Otro hombre ocupa ya el portal donde falleció el indigente coruñés

maría cedrón REDACCIÓN / LA VOZ

GALICIA

La policía sigue sin poder identificar el cadáver encontrado anteayer en un portal de la calle San Andrés.

30 nov 2011 . Actualizado a las 10:28 h.

En el portal del número 48 de la calle de San Andrés, en A Coruña, quedaba un saco de dormir. Era azul añil. Como una reliquia, era la última huella de ese hombre sin nombre que habían encontrado helado anteayer, sobre las dos de la tarde. Pero por la noche, el saco azul volvía a tener dueño. Eran poco más de las diez, hora de recogimiento para los que viven al raso. Personas que se acuestan al anochecer y se levantan antes del amanecer para deambular por las calles en busca de una oportunidad que pocas veces llega.

El nuevo inquilino, Jesús, lo halló allí en ese portal que, según dice, le recomendó una pareja para cobijarse. Porque lo expulsaron del albergue por pegar a otro usuario que descubrió criticándolo. Y cuenta su historia. Real o inventada, eso nunca se sabe, el hecho de llevar más de quince años en la calle, desde que murieron sus padres -que vivían en una casa alquilada- le da cierta manga ancha para aderezar los recuerdos.

Dice que es artista, y como un bohemio de libro recuerda que estuvo en Londres, en Berlín... Pero la realidad es que ahora está en A Coruña, la urbe en la que nació hace más de seis décadas. La verdad, que es dura, es que está ahí durmiendo a la intemperie, en el mismo portal en el que unas horas antes otro hombre, indigente también como él, había dejado de respirar.

Habituado a la calle

Algunos de los que como Jesús viven en la calle incluso pensaron que podía ser él.
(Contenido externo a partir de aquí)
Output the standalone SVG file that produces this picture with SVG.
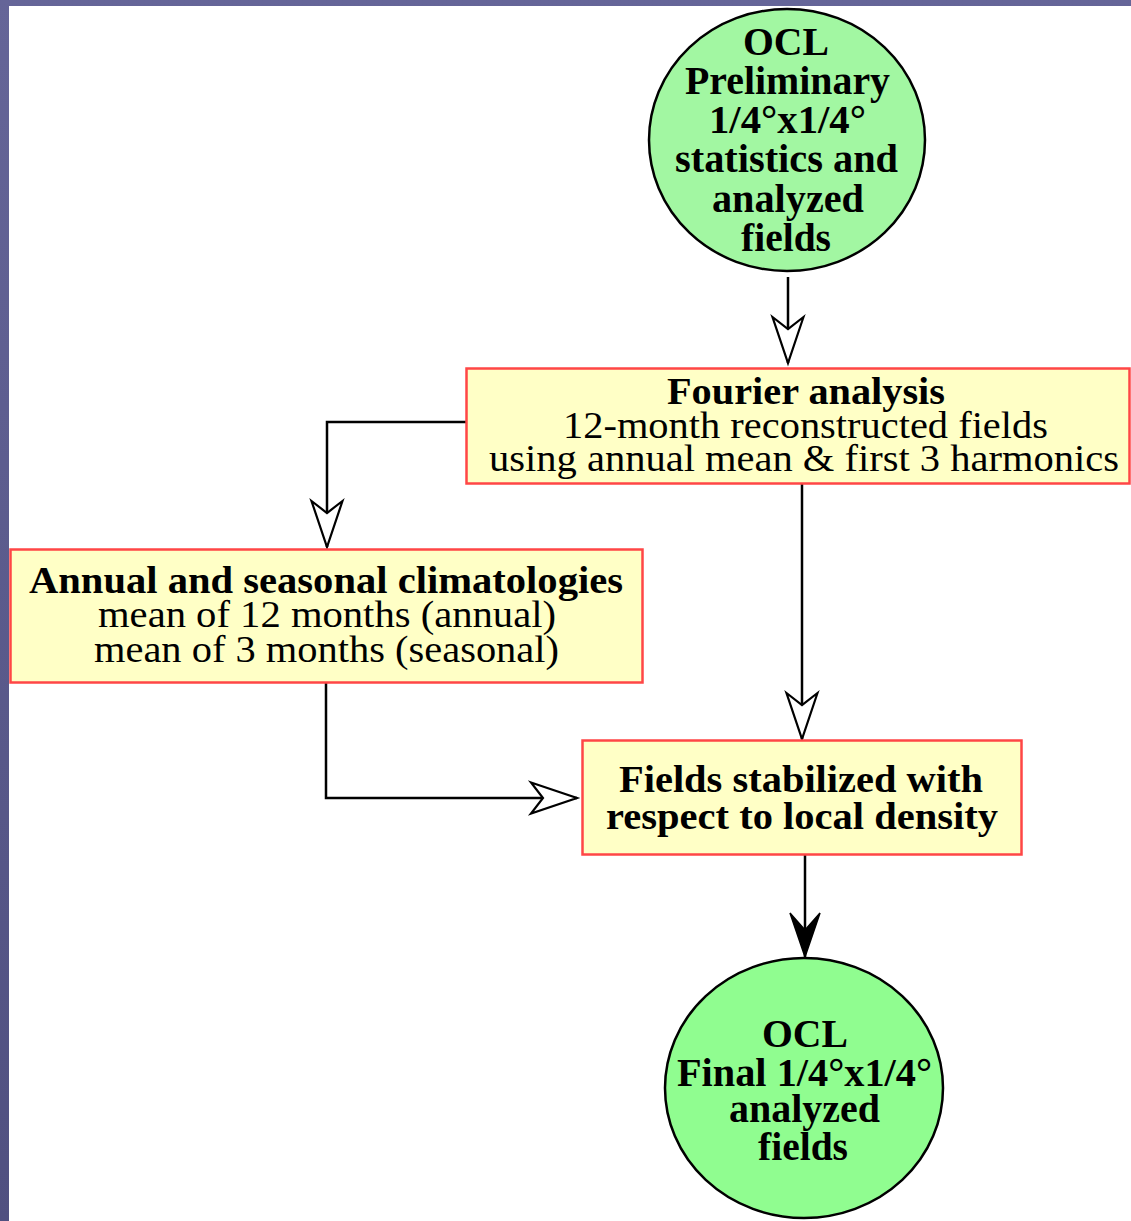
<svg xmlns="http://www.w3.org/2000/svg" width="1131" height="1221" viewBox="0 0 1131 1221">
  <defs>
    <linearGradient id="bg" x1="0" y1="0" x2="0" y2="1">
      <stop offset="0" stop-color="#656598"/>
      <stop offset="1" stop-color="#505080"/>
    </linearGradient>
    <marker id="open" viewBox="-50 -20 54 40" refX="0" refY="0" markerWidth="54" markerHeight="40" markerUnits="userSpaceOnUse" orient="auto">
      <path d="M-46,-15.5 L0,0 L-46,15.5 L-34,0 Z" fill="#fff" stroke="#000" stroke-width="2.2" stroke-linejoin="miter"/>
    </marker>
    <marker id="solid" viewBox="-50 -20 54 40" refX="0" refY="0" markerWidth="54" markerHeight="40" markerUnits="userSpaceOnUse" orient="auto">
      <path d="M-44,-15 L0,0 L-44,15 L-27,0 Z" fill="#000" stroke="#000" stroke-width="1.5"/>
    </marker>
  </defs>
  <style>
    .box { fill: #ffffc6; stroke: #ff4646; stroke-width: 2.5; }
    .circ1 { fill: #a2f7a2; stroke: #000; stroke-width: 2.5; }
    .circ2 { fill: #90fd90; stroke: #000; stroke-width: 2.5; }
    text { font-family: "Liberation Serif", "Times New Roman", serif; font-size: 40px; fill: #000; text-anchor: middle; }
    .s { font-size: 38px; }
    .b { font-weight: bold; }
    .conn { fill: none; stroke: #000; stroke-width: 2.5; }
  </style>

  <rect x="0" y="0" width="1131" height="1221" fill="url(#bg)"/>
  <rect x="9" y="6" width="1122" height="1215" fill="#fff"/>

  <g id="connectors">
    <path class="conn" d="M788,277 L788,363" marker-end="url(#open)"/>
    <path class="conn" d="M466,422 L327,422 L327,547" marker-end="url(#open)"/>
    <path class="conn" d="M802,484 L802,739" marker-end="url(#open)"/>
    <path class="conn" d="M326,683 L326,798 L577,798" marker-end="url(#open)"/>
    <path class="conn" d="M805,855 L805,957" marker-end="url(#solid)"/>
  </g>

  <g id="ocl-preliminary">
    <ellipse class="circ1" cx="787" cy="140" rx="138" ry="131"/>
    <text class="b" x="786" y="55" textLength="86" lengthAdjust="spacingAndGlyphs">OCL</text>
    <text class="b" x="787.5" y="94" textLength="205" lengthAdjust="spacingAndGlyphs">Preliminary</text>
    <text class="b" x="787.5" y="133" textLength="157" lengthAdjust="spacingAndGlyphs">1/4°x1/4°</text>
    <text class="b" x="786.5" y="172" textLength="223" lengthAdjust="spacingAndGlyphs">statistics and</text>
    <text class="b" x="788" y="212" textLength="152" lengthAdjust="spacingAndGlyphs">analyzed</text>
    <text class="b" x="786" y="251" textLength="90" lengthAdjust="spacingAndGlyphs">fields</text>
  </g>

  <g id="fourier">
    <rect class="box" x="466.5" y="368.5" width="663" height="115"/>
    <text class="b s" x="806" y="404" textLength="278" lengthAdjust="spacingAndGlyphs">Fourier analysis</text>
    <text class="s" x="805.5" y="438" textLength="485" lengthAdjust="spacingAndGlyphs">12-month reconstructed fields</text>
    <text class="s" x="804" y="471" textLength="630" lengthAdjust="spacingAndGlyphs">using annual mean &amp; first 3 harmonics</text>
  </g>

  <g id="annual-seasonal">
    <rect class="box" x="10.5" y="549.5" width="632" height="133"/>
    <text class="b s" x="326" y="593" textLength="594" lengthAdjust="spacingAndGlyphs">Annual and seasonal climatologies</text>
    <text class="s" x="327" y="627" textLength="458" lengthAdjust="spacingAndGlyphs">mean of 12 months (annual)</text>
    <text class="s" x="326.5" y="662" textLength="465" lengthAdjust="spacingAndGlyphs">mean of 3 months (seasonal)</text>
  </g>

  <g id="stabilized">
    <rect class="box" x="582.5" y="740.5" width="439" height="114"/>
    <text class="b s" x="801" y="792" textLength="364" lengthAdjust="spacingAndGlyphs">Fields stabilized with</text>
    <text class="b s" x="802" y="829" textLength="392" lengthAdjust="spacingAndGlyphs">respect to local density</text>
  </g>

  <g id="ocl-final">
    <ellipse class="circ2" cx="804" cy="1088" rx="139" ry="130"/>
    <text class="b" x="805" y="1047" textLength="86" lengthAdjust="spacingAndGlyphs">OCL</text>
    <text class="b" x="804.5" y="1086" textLength="255" lengthAdjust="spacingAndGlyphs">Final 1/4°x1/4°</text>
    <text class="b" x="804.5" y="1122" textLength="151" lengthAdjust="spacingAndGlyphs">analyzed</text>
    <text class="b" x="803" y="1160" textLength="90" lengthAdjust="spacingAndGlyphs">fields</text>
  </g>
</svg>
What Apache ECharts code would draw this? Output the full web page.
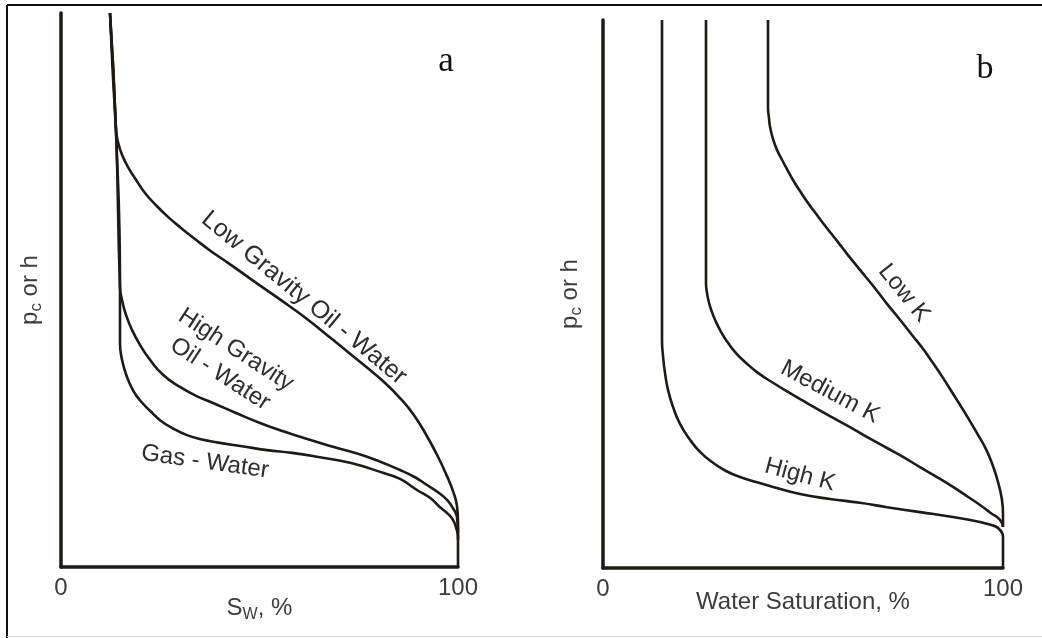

Por lo menos fue lo que pensó X., que no quiere dar nombre ni deja hacerse una foto. «Me preguntaron y pensé, por la ropa que llevaba, que era él, pero veo que no», dice. Igual que Jesús, X. hace ya mucho tiempo que duerme al raso. Más de doce años.

Empezó a trabajar de pintor con solo catorce, «justo al terminar de estudiar porque entonces aplicaban la ley de vagos y maleantes»; luego entró en una empresa que arreglaba máquinas de discos «de las que marcabas la letra y ponían la canción» y de pinball; pasó por una fábrica de lejía y acabó de camarero trabajando durante unas jornadas maratonianas.

Entonces perdió el empleo, murieron sus padres, se fue a vivir con una hermana y, por problemas de convivencia, la cosa no funcionó. Desde aquel tiempo ha ido mudando de cobijo por la urbe.

Ahora duerme junto a un escaparate iluminado. Llega media hora después de que cierren la tienda. Despliega un cartón que cubre con una sábana y escucha la radio. «Aquí es todo el mundo amable y me dejan estar, los de la cafetería de al lado incluso me dan bollería y tortilla cuando cierran», dice.

Pero confiesa que «es muy duro vivir al raso y hay muchos que no lo aguantan». Pese a parecer que está acostumbrado, indica que lo peor es hacerse con un buen lugar para dormir. Protegido del viento, que no moleste, que no haya ruido, que sea discreto. Parece que lo ha encontrado ya.

Aunque cada vez son más los que tienen por casa las aceras, los portales, los rincones escondidos o los cajeros automáticos. Algunos bancos incluso han empezado a cerrarlos para evitar que los indigentes entren. Los buenos puestos están cotizados. No hay más que ver cómo en un momento el portal del hombre que no tiene nombre tiene ya un nuevo inquilino.